Houston: For this particular project the type of unmanned aircraft they were using as a fixed-wing aircraft, in contrast to what most people are probably familiar with which is the multi-rotor — it has three, four, five or six rotors on it – it goes up and down and may be able to move laterally. The aircraft they were using are more like a regular aircraft, of course much smaller and without a person on board.

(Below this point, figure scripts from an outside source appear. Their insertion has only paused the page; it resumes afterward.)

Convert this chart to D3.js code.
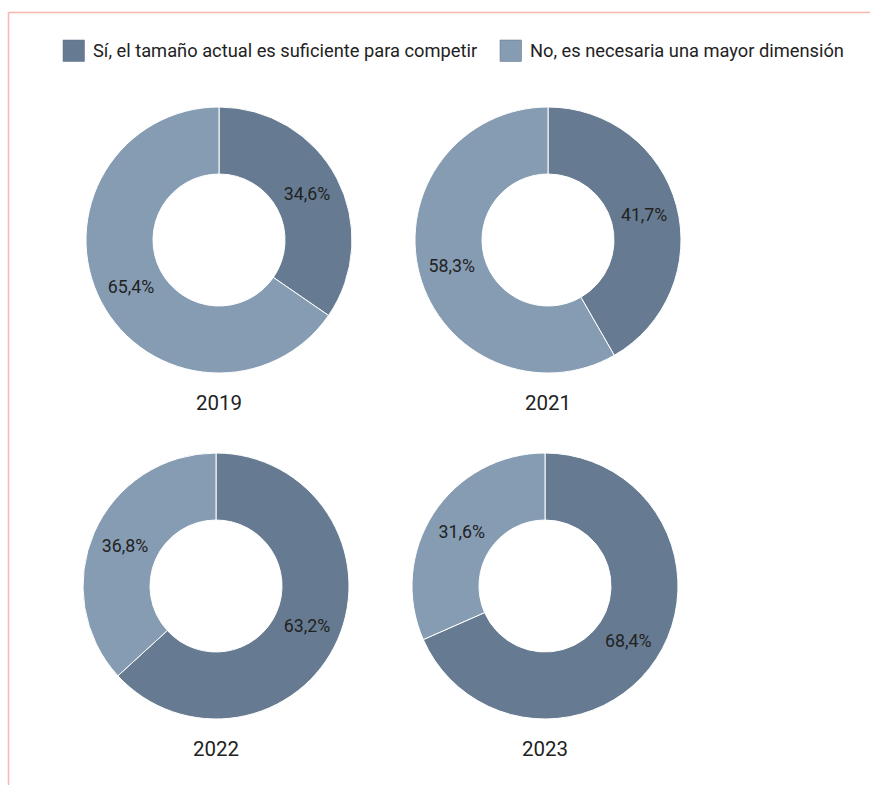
<!DOCTYPE html>
<html>
<head>
<meta charset="utf-8">
<script src="https://cdn.jsdelivr.net/npm/d3@7"></script>
<style>
  body { margin: 0; background: #fff; }
  svg text { font-family: Roboto, "Noto Sans", sans-serif; fill: #222; }
</style>
</head>
<body>
<svg id="chart" width="870" height="785"></svg>
<script>
var years = ["2019", "2021", "2022", "2023"];
var categories = ["Sí, el tamaño actual es suficiente para competir", "No, es necesaria una mayor dimensión"];
var siValues = [34.6, 41.7, 63.2, 68.4];
var noValues = [65.4, 58.3, 36.8, 31.6];
var colors = ["#667b91", "#869cb3"];

var svg = d3.select("#chart");

// frame lines (top and left)
svg.append("line")
    .attr("x1", 8.5).attr("y1", 12.5).attr("x2", 870).attr("y2", 12.5)
    .attr("stroke", "#f6b7ad").attr("stroke-width", 1.5);
svg.append("line")
    .attr("x1", 8.5).attr("y1", 12.5).attr("x2", 8.5).attr("y2", 785)
    .attr("stroke", "#f6b7ad").attr("stroke-width", 1.5);

// legend
var legendX = [63, 500];
var legend = svg.selectAll(".legend")
    .data(categories)
    .enter().append("g")
    .attr("class", "legend")
    .attr("transform", function (d, i) {
        return "translate(" + legendX[i] + ",40)";
    });
legend.append("rect")
    .attr("width", 21.5).attr("height", 21.5)
    .attr("fill", function (d, i) { return colors[i]; })
    .attr("stroke", "#5a6f85").attr("stroke-width", 0.5);
legend.append("text")
    .attr("x", 30).attr("y", 17)
    .style("font-size", "18.3px")
    .text(function (d) { return d; });

// donut grid
var col = d3.scaleOrdinal().domain([0, 1]).range([219, 548]);
var row = d3.scaleOrdinal().domain([0, 1]).range([240, 586]);
var outerR = 133, innerR = 66;

var pie = d3.pie().sort(null).startAngle(0).endAngle(2 * Math.PI);
var arc = d3.arc().innerRadius(innerR).outerRadius(outerR);
var fmt = function (v) { return d3.format(".1f")(v).replace(".", ",") + "%"; };

years.forEach(function (year, i) {
    var cx = col(i % 2) - (i >= 2 ? 3 : 0),
        cy = row(Math.floor(i / 2));
    var g = svg.append("g").attr("transform", "translate(" + cx + "," + cy + ")");
    var slices = pie([siValues[i], noValues[i]]);

    g.selectAll("path")
        .data(slices)
        .enter().append("path")
        .attr("d", arc)
        .attr("fill", function (d, j) { return colors[j]; })
        .attr("stroke", "#ffffff")
        .attr("stroke-width", 1);

    g.selectAll(".lbl")
        .data(slices)
        .enter().append("text")
        .attr("class", "lbl")
        .attr("transform", function (d) { return "translate(" + arc.centroid(d) + ")"; })
        .attr("text-anchor", "middle")
        .attr("dy", "0.35em")
        .style("font-size", "17.8px")
        .text(function (d) { return fmt(d.data); });

    g.append("text")
        .attr("y", 170)
        .attr("text-anchor", "middle")
        .style("font-size", "20.5px")
        .text(year);
});
</script>
</body>
</html>
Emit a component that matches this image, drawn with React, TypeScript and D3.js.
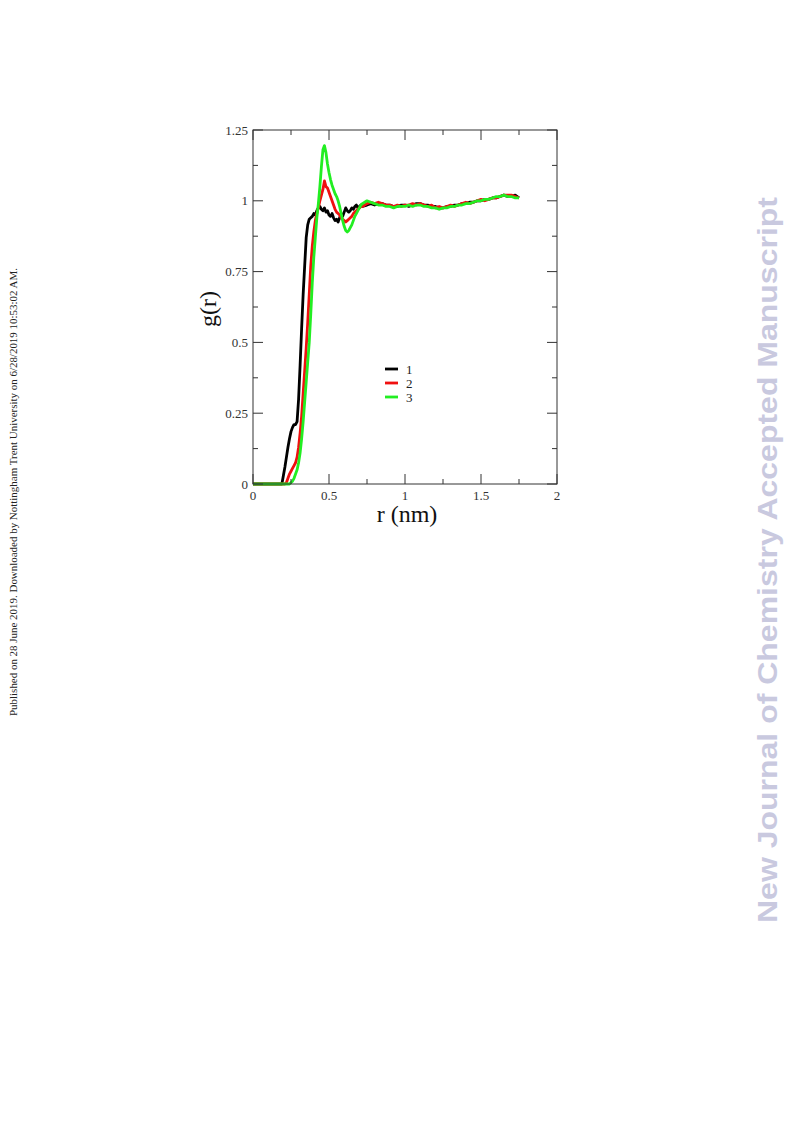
import React from "react";
import * as d3 from "d3";

const rHead = [0, 0.17, 0.18, 0.19, 0.2, 0.21, 0.22, 0.23, 0.24, 0.25, 0.26, 0.27, 0.28, 0.29, 0.3, 0.31, 0.32, 0.33, 0.34, 0.35, 0.36, 0.37, 0.38, 0.39, 0.4, 0.41, 0.42, 0.43, 0.44, 0.45, 0.46, 0.47, 0.48, 0.49, 0.5, 0.51, 0.52, 0.53, 0.54, 0.55, 0.56, 0.57, 0.58, 0.59, 0.6, 0.61, 0.62, 0.63, 0.64, 0.65, 0.66, 0.67, 0.68, 0.69, 0.7, 0.71, 0.72];
const rTail = [0.75, 0.775, 0.8, 0.825, 0.85, 0.875, 0.9, 0.925, 0.95, 0.975, 1.0, 1.025, 1.05, 1.075, 1.1, 1.125, 1.15, 1.175, 1.2, 1.225, 1.25, 1.275, 1.3, 1.325, 1.35, 1.375, 1.4, 1.425, 1.45, 1.475, 1.5, 1.525, 1.55, 1.575, 1.6, 1.625, 1.65, 1.675, 1.7, 1.725, 1.75];
const rGrid = [...rHead, ...rTail];

const g1 = [
  0, 0, 0, 0, 0.03, 0.06, 0.095, 0.13, 0.16, 0.185, 0.2, 0.21, 0.21, 0.22, 0.3, 0.42, 0.55, 0.67, 0.77, 0.87, 0.915, 0.935, 0.94, 0.945, 0.955, 0.95, 0.965, 0.975, 0.98, 0.97, 0.965, 0.975, 0.96, 0.965, 0.95, 0.945, 0.955, 0.94, 0.93, 0.935, 0.925, 0.94, 0.955, 0.945, 0.96, 0.975, 0.965, 0.96, 0.965, 0.975, 0.97, 0.98, 0.985, 0.975, 0.98, 0.985, 0.98,
  0.985, 0.99, 0.985, 0.99, 0.99, 0.985, 0.985, 0.98, 0.98, 0.985, 0.985, 0.98, 0.985, 0.99, 0.99, 0.985, 0.985, 0.98, 0.98, 0.975, 0.975, 0.98, 0.98, 0.985, 0.985, 0.99, 0.99, 0.995, 0.995, 1.0, 1.0, 1.005, 1.005, 1.01, 1.01, 1.015, 1.02, 1.015, 1.015, 1.02, 1.01,
];
const g2 = [
  0, 0, 0, 0, 0, 0, 0.005, 0.02, 0.035, 0.045, 0.055, 0.065, 0.075, 0.095, 0.13, 0.18, 0.24, 0.32, 0.4, 0.48, 0.57, 0.67, 0.77, 0.84, 0.89, 0.93, 0.955, 0.975, 1.0, 1.02, 1.04, 1.07, 1.05, 1.045, 1.03, 1.015, 1.0, 0.985, 0.97, 0.96, 0.955, 0.95, 0.94, 0.935, 0.93, 0.925, 0.93, 0.935, 0.94, 0.945, 0.955, 0.96, 0.965, 0.97, 0.975, 0.98, 0.98,
  0.99, 0.995, 0.99, 0.995, 0.99, 0.985, 0.985, 0.98, 0.985, 0.98, 0.985, 0.985, 0.99, 0.985, 0.99, 0.985, 0.98, 0.985, 0.975, 0.98, 0.975, 0.98, 0.985, 0.98, 0.985, 0.99, 0.995, 0.99, 0.995, 1.0, 1.005, 1.0, 1.005, 1.01, 1.01, 1.015, 1.02, 1.02, 1.02, 1.015, 1.01,
];
const g3 = [
  0, 0, 0, 0, 0, 0, 0, 0, 0, 0.005, 0.01, 0.02, 0.035, 0.05, 0.075, 0.11, 0.16, 0.22, 0.29, 0.36, 0.43, 0.5, 0.6, 0.71, 0.8, 0.87, 0.94, 0.99, 1.05, 1.12, 1.18, 1.195, 1.17, 1.13, 1.1, 1.075, 1.055, 1.04, 1.025, 1.015, 1.0, 0.98, 0.955, 0.93, 0.91, 0.895, 0.89, 0.895, 0.905, 0.915, 0.93, 0.945, 0.955, 0.965, 0.975, 0.985, 0.99,
  1.0, 0.995, 0.99, 0.985, 0.985, 0.98, 0.98, 0.975, 0.98, 0.98, 0.98, 0.985, 0.98, 0.985, 0.985, 0.98, 0.98, 0.975, 0.975, 0.97, 0.975, 0.975, 0.98, 0.98, 0.985, 0.985, 0.99, 0.99, 0.995, 1.0, 1.0, 1.005, 1.005, 1.01, 1.015, 1.015, 1.02, 1.015, 1.015, 1.01, 1.01,
];

const seriesNames = ["1", "2", "3"];
const seriesColors = ["#000000", "#f01010", "#22ee22"];
const seriesValues = [g1, g2, g3];

const xMajor = [0, 0.5, 1, 1.5, 2];
const xMinor = [0.25, 0.75, 1.25, 1.75];
const yMajor = [0, 0.25, 0.5, 0.75, 1, 1.25];
const yMinor = [0.125, 0.375, 0.625, 0.875, 1.125];

const xLabel = "r (nm)";
const yLabel = "g(r)";
const sideNote = "Published on 28 June 2019. Downloaded by Nottingham Trent University on 6/28/2019 10:53:02 AM.";
const watermark = "New Journal of Chemistry Accepted Manuscript";

export default function App() {
  const left = 253, right = 557, top = 130, bottom = 484;
  const x = d3.scaleLinear().domain([0, 2]).range([left, right]);
  const y = d3.scaleLinear().domain([0, 1.25]).range([bottom, top]);
  const line = d3
    .line<[number, number]>()
    .x((d) => x(d[0]))
    .y((d) => y(d[1]));
  const serif = "'Liberation Serif', 'Times New Roman', serif";
  const tc = "#333";
  const major = 10, minor = 5;

  return (
    <svg width={793} height={1123} style={{ position: "absolute", left: 0, top: 0, background: "#fff" }}>
      <rect x={0} y={0} width={793} height={1123} fill="#fff" />
      {seriesValues.map((vals, i) => (
        <path
          key={i}
          d={line(rGrid.map((r, j) => [r, vals[j]] as [number, number])) || ""}
          fill="none"
          stroke={seriesColors[i]}
          strokeWidth={2.8}
          strokeLinejoin="round"
        />
      ))}
      <rect x={left} y={top} width={right - left} height={bottom - top} fill="none" stroke={tc} strokeWidth={1} />
      {xMajor.map((v) => (
        <g key={"xm" + v}>
          <line x1={x(v)} x2={x(v)} y1={bottom} y2={bottom - major} stroke={tc} />
          <line x1={x(v)} x2={x(v)} y1={top} y2={top + major} stroke={tc} />
          <text x={x(v)} y={500} fontFamily={serif} fontSize={13} textAnchor="middle" fill="#333">
            {String(v)}
          </text>
        </g>
      ))}
      {xMinor.map((v) => (
        <g key={"xn" + v}>
          <line x1={x(v)} x2={x(v)} y1={bottom} y2={bottom - minor} stroke={tc} />
          <line x1={x(v)} x2={x(v)} y1={top} y2={top + minor} stroke={tc} />
        </g>
      ))}
      {yMajor.map((v) => (
        <g key={"ym" + v}>
          <line x1={left} x2={left + major} y1={y(v)} y2={y(v)} stroke={tc} />
          <line x1={right} x2={right - major} y1={y(v)} y2={y(v)} stroke={tc} />
          <text x={248} y={y(v) + 4.5} fontFamily={serif} fontSize={13} textAnchor="end" fill="#333">
            {String(v)}
          </text>
        </g>
      ))}
      {yMinor.map((v) => (
        <g key={"yn" + v}>
          <line x1={left} x2={left + minor} y1={y(v)} y2={y(v)} stroke={tc} />
          <line x1={right} x2={right - minor} y1={y(v)} y2={y(v)} stroke={tc} />
        </g>
      ))}
      <text x={407} y={522} fontFamily={serif} fontSize={24} textAnchor="middle" fill="#111">
        {xLabel}
      </text>
      <text
        transform={`translate(216,309) rotate(-90)`}
        fontFamily={serif}
        fontSize={24}
        textAnchor="middle"
        fill="#111"
      >
        {yLabel}
      </text>
      {seriesNames.map((n, i) => (
        <g key={"lg" + n}>
          <line x1={385} x2={398} y1={369 + i * 14} y2={369 + i * 14} stroke={seriesColors[i]} strokeWidth={2.8} />
          <text x={406} y={373.5 + i * 14} fontFamily={serif} fontSize={13} fill="#222">
            {n}
          </text>
        </g>
      ))}
      <text
        transform={`translate(17,492) rotate(-90)`}
        fontFamily={serif}
        fontSize={10}
        textAnchor="middle"
        fill="#222"
        textLength={448}
        lengthAdjust="spacingAndGlyphs"
      >
        {sideNote}
      </text>
      <text
        transform={`translate(777,560) rotate(-90)`}
        fontFamily="'Liberation Sans', Arial, sans-serif"
        fontWeight="bold"
        fontSize={28}
        textAnchor="middle"
        fill="#c9c9df"
        textLength={726}
        lengthAdjust="spacingAndGlyphs"
      >
        {watermark}
      </text>
    </svg>
  );
}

The reason we do that is because you can get much longer flight times with a fixed-wing aircraft than with a rotary-wing aircraft. It’s a challenge to get anything more than about 30 or 40 minutes of flight time with a rotary-wing aircraft. With a fixed-wing aircraft that we use we can get upwards of three, four, five or six hours. So, that gives us a lot of flexibility and in the kind of work that we do it’s almost a prerequisite. With the fixed-wing aircraft we can fly across features in the atmosphere that we’re trying to sample, we can fly into areas that are not accessible, because we have this long flight time we can launch in a safe location and move towards hazardous locations.

So in terms of the goals for this particular study, the aim is to move the bar forward or up towards a point where we’re using fixed-wing unmanned aircraft for targeted surveillance of severe storms – to go towards storms not just to understand them, but actually to improve predictability.